A while back, I was sharing a meal with someone during which I wanted to ask them to fulfill a very important responsibility. I was asking this person because I trusted them and had a very high view of them.
After some small talk, I said the following words: “The reason I asked you to come over today is because I have something I want to share with you”. There was an immediate tenseness in the air. An instantaneous hesitation. A palpable uneasiness. An expectancy that I had asked this person to share a meal with me because I had something bad to share with them. After learning that I wanted to bless them and not curse them, they relaxed and we had a good time together.

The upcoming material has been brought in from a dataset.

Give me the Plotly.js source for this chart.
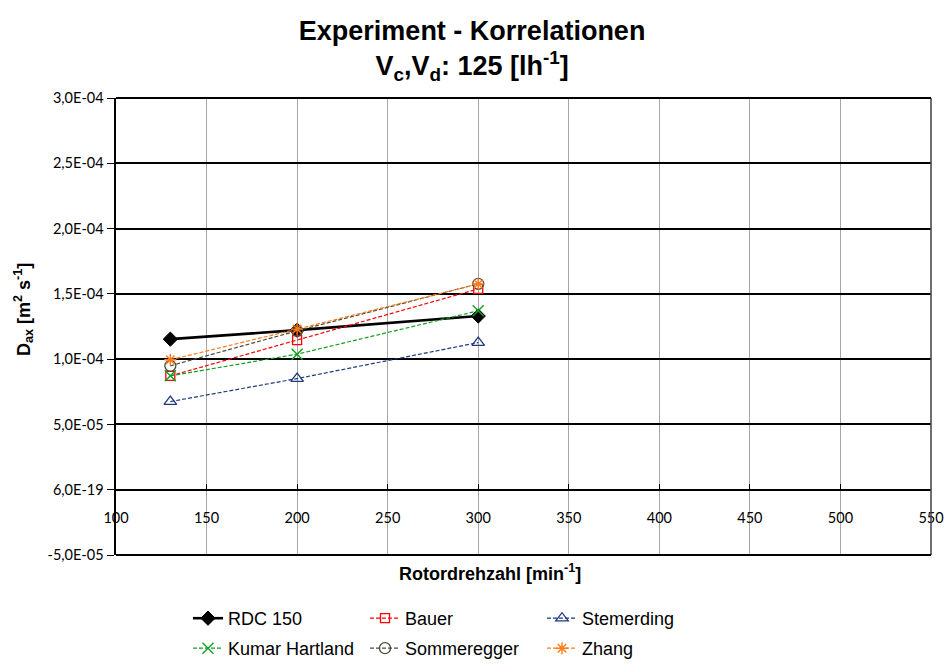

But what they had experienced was what all of us in life have experience at one point in time or another and that is “Waiting For The Other Shoe To Drop”.
You’ve been there haven’t you? I know I have. I’ve been in situations where someone has praised me with the words “There’s no one I’d rather have doing that job than you”. I’ve also been told “I wouldn’t have brought you along this far if I thought you were going to fail”. And yet despite those words, in the end apparently, there was someone else they would rather have doing my job or evidently someone’s opinion changed where they were almost certain I was going to fail and had failed.
As I continued my devotional reading in Alcorn’s Heaven, I came across this paragraph:
We’ll be able to relax in Heaven. The other shoe will never drop. No skeletons will fall out of our closets. Christ bore every one of our sins. He paid the ultimate price so that we would forever be free from sin–and the fear of sin. All barriers between us and him will be forever gone.
Does that paragraph excite you? Does that paragraph make your mouth water? Do you see the hope in those words? In Heaven, with Jesus, we’ll never have to experience the other shoe dropping. We’ll never have to live in fear of that next meeting where it all may go wrong. We’ll never have to wonder what someone is truly thinking of us. We’ll never have to second guess whether relationships are pure or defiled. We’ll never have to experience the pain of someone else’s un-forgiveness or lack of mercy. We’ll never have to wonder whether we’ve fully had the price for our sin paid or whether there’s more hurt left to experience.
It will all be over and we’ll finally be able to breathe deeply and know that we’ll be in the presence of Jesus forever and that because of His death on the cross, there are no more shoes to drop. That’s a magnificent truth about Heaven to ponder.